Independent videomaker, Julie Gustafson, invites a diverse group of teenage girls from New Orleans to make autobiographical videos exploring their developing sexuality and identity. An unprecedented long-term collaboration, DESIRE weaves together the girls’ video work, the stories of their changing lives, as well as the family, social and economic contexts in which their desires and choices are shaped.

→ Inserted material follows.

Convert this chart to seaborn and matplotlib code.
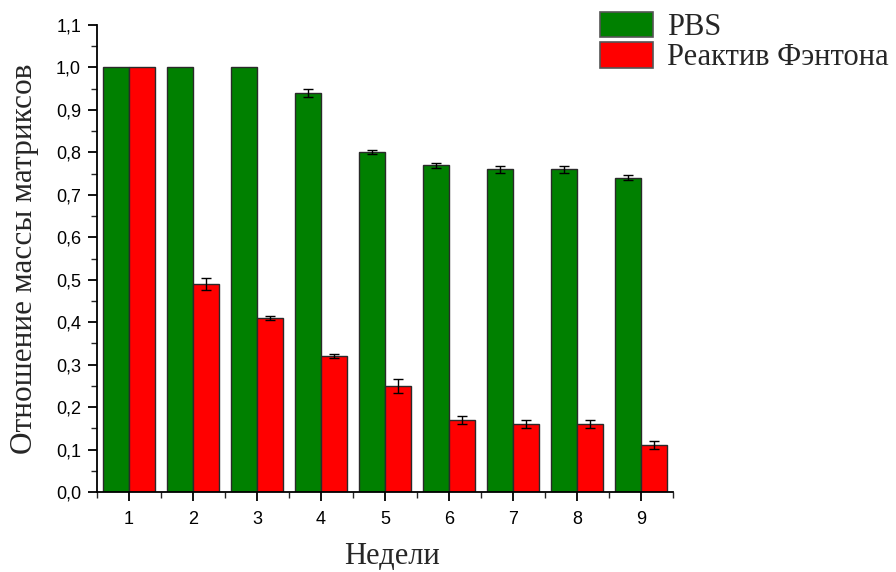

The film begins in a primarily African-American housing project named ‘Desire’ and follows the lives of teenagers across diverse racial, political, class, and cultural backgrounds. Cassandra, Kimeca, Tracy, Peggy, and Tiffinie collaborate to tell their own stories of struggle and wrestling with questions of sexual identity, body image, family, future plans, and the pressures of finding one’s way in the world. As the film unfolds over the next five years, DESIRE honors each of the young women’s challenges and achievements, making clear that their ‘choices’ are linked not just to hopes and dreams, but to actual educational and economic opportunity– too often tinged with the racial disadvantage. In one remarkable scene, Kimeca, turns the camera on Gustafson, prompting her to share her own story of teenage pregnancy and the difficult decisions she made about abortion.

As John Anderson from Variety said: “Top-flight editing and a pace that never falters help “Desire” movingly tell the stories of its five subjects.” Justin Lane Briggs of The New School concurs: “The films the girls make themselves are shockingly honest and revealing…The result is a poignant and moving work, which stirs up a massive cloud of thoughts and issues without ever settling on one side of them… Cassandra and Tiffanie will haunt your dreams.